Building on lessons learned in programmes funded by DFID Nigeria over the past decade, the State Accountability and Voice Initiative (SAVI) is succeeding in supporting more responsive state governance. A sustained pattern of constructive engagement between citizens and state governments is beginning to emerge.
This paper has been written to share some of the working methods, lessons and insights emerging from SAVI’s experience to contribute to debates on effective governance programming within DFID. SAVI is achieving results through supporting partners to think and act politically to a far greater extent than previous programmes were able to.
Key findings:
- Nigeria is widely recognised as a challenging context for governance reform. Through taking a radically different approach to supporting it, SAVI’s experience demonstrates that external support can succeed in facilitating significant shifts.
- SAVI’s experience suggests that it is possible for official development agencies to have the quality of understanding, skills and management flexibility needed to be iterative and adaptive, building on locally established ways of doing things- through changing the modality of aid away from grant giving and predefined capacity building programmes, to hands-on facilitation and knowledge building.
- Changing the aid modality has a number of benefits. There are no grants of the usual kind, there is no call for proposals, no partners’ results frameworks or donor reporting requirements– and therefore none of the dangers of elite capture and diversion from locally rooted efforts that these complex procedures commonly entail. Direct support to citizens’ own initiatives is made possible without the danger of grant funding monetising citizens’ engagement with their government or distorting and weakening their incentives for engagement. The civil society partners who engage are those motivated by locally rooted concerns rather than by the funding.

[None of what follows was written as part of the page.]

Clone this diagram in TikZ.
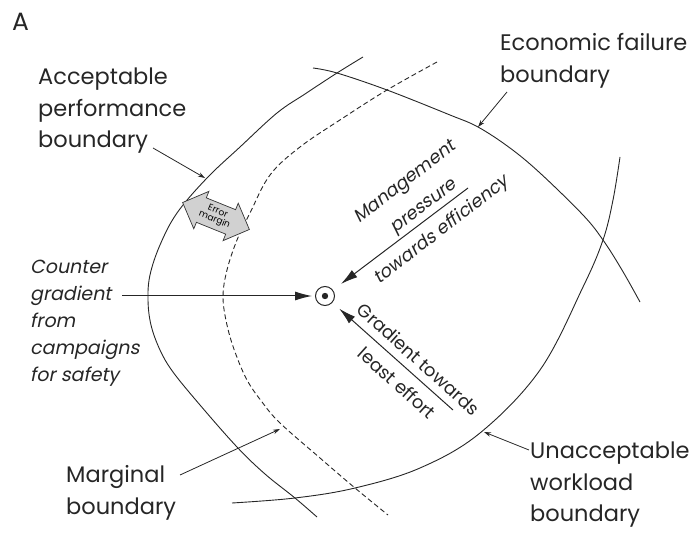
\documentclass[tikz,border=0pt]{standalone}
\usepackage{fontspec}
\setmainfont{Poppins}
\newfontfamily\obl[FakeSlant=0.2]{Poppins}
\usetikzlibrary{arrows.meta,shapes.arrows,calc}
\begin{document}
\begin{tikzpicture}[x=1pt,y=-1pt,
  curve/.style={line width=0.9pt, color=black!85},
  dashcurve/.style={line width=0.9pt, color=black!85, dash pattern=on 5pt off 3pt},
  lbl/.style={inner sep=0pt, align=left, font=\fontsize{22.5}{31.5}\selectfont, text=black!85},
  lblo/.style={inner sep=0pt, align=left, font=\obl\fontsize{19}{27}\selectfont, text=black!85},
  leader/.style={line width=0.8pt, color=black!85, -{Stealth[length=7pt,width=4.5pt]}},
  bigarrow/.style={line width=1pt, color=black!85, -{Latex[length=17pt,width=9pt]}}
]
\useasboundingbox (0,0) rectangle (694,537);

% boundaries
\draw[curve] plot[smooth, tension=0.6] coordinates {(363,57) (337,73) (305,94) (277,113) (240,147) (207,178) (177,213) (160,245) (150,275) (148,300) (151,325) (160,350) (173,372) (200,405) (237,447) (265,474) (295,498) (317,517)};
\draw[curve] plot[smooth, tension=0.6] coordinates {(313,68) (337,73) (387,90) (450,115) (478,127) (510,148) (540,173) (583,215) (603,240) (622,270) (640,302)};
\draw[curve] plot[smooth, tension=0.6] coordinates {(232,503) (295,498) (355,488) (420,468) (480,433) (540,370) (583,287) (603,240) (613,200) (620,157)};
\draw[dashcurve] plot[smooth, tension=0.6] coordinates {(437,62) (387,90) (343,118) (300,147) (270,175) (250,213) (237,240) (227,270) (223,297) (227,325) (235,352) (247,380) (262,402) (280,423) (320,458) (355,488) (388,515)};

% error margin
\node[double arrow, draw=black!80, line width=0.7pt, fill=black!18, rotate=-22,
      minimum height=72pt, double arrow head extend=7pt,
      inner xsep=1pt, inner ysep=4pt, align=center, font=\fontsize{9}{9}\selectfont] (err) at (216,216) {Error\\margin};

% centre
\node[circle, draw=black!85, line width=1pt, minimum size=19pt, inner sep=0pt] (ctr) at (325,296) {};
\fill[black!85] (ctr) circle (3.2pt);

% labels
\node[anchor=base west, inner sep=0pt, font=\fontsize{25}{25}\selectfont, text=black!85] (lA) at (12,31) {A};
\node[lbl, anchor=west] (acc) at (38,111) {Acceptable\\performance\\boundary};
\node[lbl, anchor=west] (eco) at (500,61) {Economic failure\\boundary};
\node[lblo, anchor=west] (cnt) at (30,323) {Counter\\gradient\\from\\campaigns\\for safety};
\node[lbl, anchor=west] (mar) at (66,493) {Marginal\\boundary};
\node[lbl, anchor=west] (wrk) at (530,485) {Unacceptable\\workload\\boundary};

\node[inner sep=0pt, align=center, rotate=37.6, font=\obl\fontsize{18}{30}\selectfont, text=black!85] (mgt) at (424,207) {Management\\pressure\\towards efficiency};
\node[inner sep=0pt, align=center, rotate=-42, font=\fontsize{18}{32}\selectfont, text=black!85] (grd) at (408,371) {Gradient towards\\least effort};

% leader lines
\coordinate (accS) at (153,148);
\coordinate (accT) at (205,178);
\coordinate (ecoS) at (507,92);
\coordinate (ecoT) at (478,127);
\coordinate (marS) at (180,475);
\coordinate (marT) at (280,429);
\coordinate (wrkS) at (529,450);
\coordinate (wrkT) at (484,432);
\draw[leader] (accS) -- (accT);
\draw[leader] (ecoS) -- (ecoT);
\draw[leader] (marS) -- (marT);
\draw[leader] (wrkS) -- (wrkT);

% gradient arrows
\coordinate (cntS) at (122,296);
\coordinate (mgtS) at (468,188);
\coordinate (grdS) at (453,410);
\draw[bigarrow, shorten >=3pt] (cntS) -- (ctr);
\draw[bigarrow, shorten >=10pt] (mgtS) -- (ctr);
\draw[bigarrow, shorten >=9pt] (grdS) -- (ctr);
\end{tikzpicture}
\end{document}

- When partners have no results frameworks requiring activities and targets to be pinned down in advance, partners can plan in an iterative, adaptive way. Sustainability and working with the grain is embedded from the outset. SAVI encourages partners to recognise and draw on their own culture as a key resource, and develop knowledge, skills and networks – particularly between citizen groups, media and state legislatures – that they can continue to draw on, and pass onto others, without the need for external support.

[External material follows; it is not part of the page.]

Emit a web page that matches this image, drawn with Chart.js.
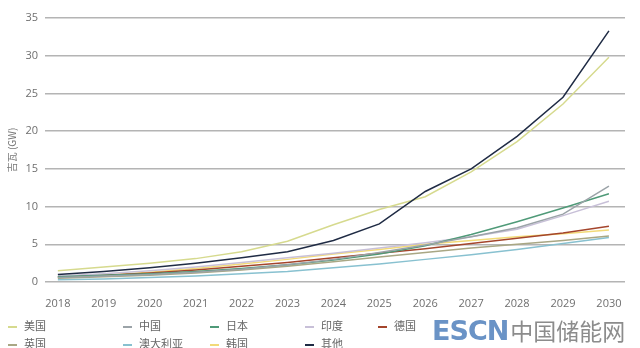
<!DOCTYPE html>
<html>
<head>
<meta charset="utf-8">
<script src="https://cdn.jsdelivr.net/npm/chart.js@4/dist/chart.umd.min.js"></script>
<style>
  html, body { margin: 0; padding: 0; background: #fff; }
  #wrap { position: relative; width: 640px; height: 348px; overflow: hidden; }
  #legend { position: absolute; left: 0; top: 0; width: 640px; height: 348px; pointer-events: none;
    font-family: "Noto Sans CJK SC", "Noto Sans", sans-serif; font-size: 11px; color: #666; }
  .item { position: absolute; height: 14px; line-height: 14px; white-space: nowrap; }
  .item i { display: inline-block; width: 9px; height: 2px; vertical-align: middle; margin-right: 7px; }
  #mark { position: absolute; left: 432px; top: 313px; white-space: nowrap; }
  #mark .en { font-family: "DejaVu Sans", sans-serif; font-weight: bold; font-size: 27px; color: #6a93c6; letter-spacing: -1px; }
  #mark .cn { font-family: "Noto Sans CJK SC", sans-serif; font-size: 23px; color: #8c8c8c; margin-left: 2px; }
</style>
</head>
<body>
<div id="wrap">
  <canvas id="chart" width="640" height="348"></canvas>
  <div id="legend"></div>
  <div id="mark"><span class="en">ESCN</span><span class="cn">中国储能网</span></div>
</div>
<script>
const years = [2018, 2019, 2020, 2021, 2022, 2023, 2024, 2025, 2026, 2027, 2028, 2029, 2030];
const yTicks = [0, 5, 10, 15, 20, 25, 30, 35];

const names = ['美国', '中国', '日本', '印度', '德国', '英国', '澳大利亚', '韩国', '其他'];
const colors = ['#d6da8e', '#9ba3a8', '#4f9a78', '#c8c0d8', '#a4452c', '#a9a784', '#88c1d0', '#f2da78', '#1f2b44'];

const usa       = [1.5, 2.0, 2.5, 3.1, 4.0, 5.4, 7.6, 9.6, 11.3, 14.6, 18.6, 23.6, 29.8];
const china     = [0.6, 0.8, 1.0, 1.3, 1.7, 2.3, 3.0, 3.9, 4.9, 6.0, 7.2, 9.0, 12.7];
const japan     = [0.7, 0.9, 1.1, 1.4, 1.8, 2.3, 2.9, 3.7, 4.8, 6.3, 8.0, 9.8, 11.7];
const india     = [0.8, 1.1, 1.5, 2.0, 2.6, 3.2, 3.8, 4.5, 5.2, 6.0, 7.0, 8.8, 10.7];
const germany   = [0.7, 0.9, 1.2, 1.6, 2.1, 2.6, 3.2, 3.8, 4.4, 5.1, 5.8, 6.5, 7.4];
const uk        = [0.5, 0.7, 0.9, 1.2, 1.6, 2.1, 2.7, 3.3, 3.9, 4.5, 5.0, 5.5, 6.1];
const australia = [0.3, 0.4, 0.6, 0.8, 1.1, 1.4, 1.9, 2.4, 3.0, 3.6, 4.3, 5.1, 5.9];
const korea     = [0.6, 0.9, 1.3, 1.8, 2.4, 3.0, 3.7, 4.3, 5.0, 5.5, 6.0, 6.4, 6.9];
const others    = [1.0, 1.4, 1.9, 2.5, 3.2, 4.0, 5.5, 7.7, 12.0, 15.0, 19.3, 24.5, 33.3];

const series = [usa, china, japan, india, germany, uk, australia, korea, others];

// legend slots: [left, top]
const legendPos = [[8, 318], [123, 318], [210, 318], [305, 318], [378, 318],
                   [8, 336], [123, 336], [210, 336], [305, 336]];

const datasets = series.map((vals, i) => ({
  label: names[i],
  data: vals.map((v, j) => ({ x: years[j], y: v })),
  borderColor: colors[i],
  backgroundColor: colors[i],
  borderWidth: 1.5,
  pointRadius: 0,
  tension: 0,
  order: i === 8 ? 0 : (i === 0 ? 1 : 2)
}));

const tickFont = { family: '"Open Sans", "Noto Sans", sans-serif', size: 11 };

new Chart(document.getElementById('chart'), {
  type: 'line',
  data: { datasets: datasets },
  options: {
    responsive: false,
    animation: false,
    layout: { padding: { top: 18, right: 15, bottom: 38, left: 6 } },
    plugins: { legend: { display: false }, tooltip: { enabled: false } },
    scales: {
      x: {
        type: 'linear',
        min: 2017.72,
        max: 2030.35,
        afterBuildTicks: s => { s.ticks = years.map(v => ({ value: v })); },
        afterFit: s => { s.height = 28; },
        grid: { display: false },
        border: { display: false },
        ticks: { color: '#6f6f6f', font: tickFont, padding: 7, maxRotation: 0,
                 callback: v => String(v) }
      },
      y: {
        min: 0,
        max: 35,
        afterBuildTicks: s => { s.ticks = yTicks.map(v => ({ value: v })); },
        afterFit: s => { s.width = 39; },
        grid: { color: '#b4b4b4', lineWidth: 1.5, drawTicks: false },
        border: { display: false },
        title: { display: true, text: '吉瓦 (GW)', color: '#777',
                 font: { family: '"Noto Sans CJK SC", sans-serif', size: 10 }, padding: 0 },
        ticks: { color: '#6f6f6f', font: tickFont, padding: 7 }
      }
    }
  }
});

const legend = document.getElementById('legend');
names.forEach((n, i) => {
  const d = document.createElement('div');
  d.className = 'item';
  d.style.left = legendPos[i][0] + 'px';
  d.style.top = legendPos[i][1] + 'px';
  d.innerHTML = '<i style="background:' + colors[i] + '"></i>' + n;
  legend.appendChild(d);
});
</script>
</body>
</html>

- SAVI’s experience fully accords with the observation that the demand-side governance challenge is about institutional blockages – about ways of doing things – rather than funding gaps. Its approach to capacity building is on-going hands on, facilitative, and applied. It builds partners’ skills in the areas they prioritise through processes of self-reflection and learning and encourages an approach of learning by doing.
- The deliberately behind-the-scenes approach means that partners – rather than the SAVI programme – take responsibility for decisions and actions, and take credit for achievements. Small successes build confidence to take on bigger challenges. Partners’ confidence, credibility, legitimacy and sense of social responsibility are all gradually strengthened through a process of learning by doing and self-discovery.
- SAVI’s experience raises questions about the definition of a result in demand-side governance. Demand-side governance programmes frequently emphasise one-off and high profile policy change such as policy reform. Impressive short-term results can easily be at the expense of longer-term and more meaningful institutional change. SAVI’s experience is that effective citizenship and responsive governance are learned through action and build over time.